I like to occasionally recommend a book on the writing life. Art + Faith by Makoto Fujimura (Yale University Press) is one you might enjoy. The author is a well-known painter and frequently speaks and writes on the intersection of art and faith.
In 2009 Crossway publishing commissioned him to illuminate the four Gospels to commemorate the 400th anniversary of the publishing of the King James Bible. It was the first time a single artist has been commissioned to illuminate the four Gospels in nearly five hundred years. (Crossway has a video on the project here.) The Gospels were on exhibition at the Museum of Biblical Art in Manhattan in 2011 and later were featured at the inaugural exhibit at the Museum of the Bible in Washington, DC in 2017. (A link to that artwork can be found here. Note that the dimensions of these paintings are 48″ x 60″.)

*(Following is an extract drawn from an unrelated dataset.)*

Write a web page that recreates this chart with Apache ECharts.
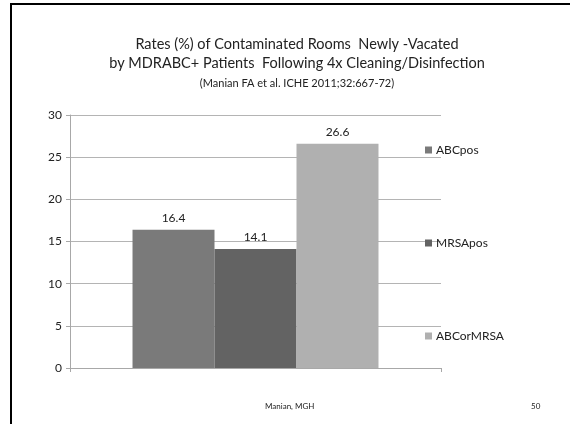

The subtitle of the book is quite telling: A Theology of Making. What we have in these 150 pages is a nonlinear exploration of the topic. His interests are wide-ranging, interacting with other thinkers like T.S. Eliot. N.T. Wright, C.S. Lewis, and even farmers who “fix the soil.”
In his chapter called “The Journey to the New Through Christ’s Tears” (a meditation on John 11–12), he writes the following on pages 107-108:
Artists, by being sensitive to the world around them, also feel deeply the wounds and agony of life along with its explosive potential. . . . Artists are the conduits of life, articulating what all of us are surely sensing but may not have the capacity to express.
But having said that, we should not regard the arts as having only utilitarian value. The arts are use-less but a great gift, and therefore indispensable.
Let me repeat his sentence, “Articulating what all of us are surely sensing but may not have that capacity to express.” That is why you have been given the gift of writing. To express those things that have been pressed upon you.
Years ago I challenged an author when their nonfiction writing felt sterile–at arms-length. I said, “There is something missing in your work. You.” He replied, “But it hurts too much to go there.” A poignant observation of the life of a writer.
How many of you weep while writing? The novelist feels their character’s pain. The memoirist recalls the struggles of the past. All while trying to express the inexpressible.
As I wrote these last three paragraphs I realized what happened. Makato Fujimura’s book made me think. To think about art and faith and why we do what we do.
Hopefully, this book can help you do the same.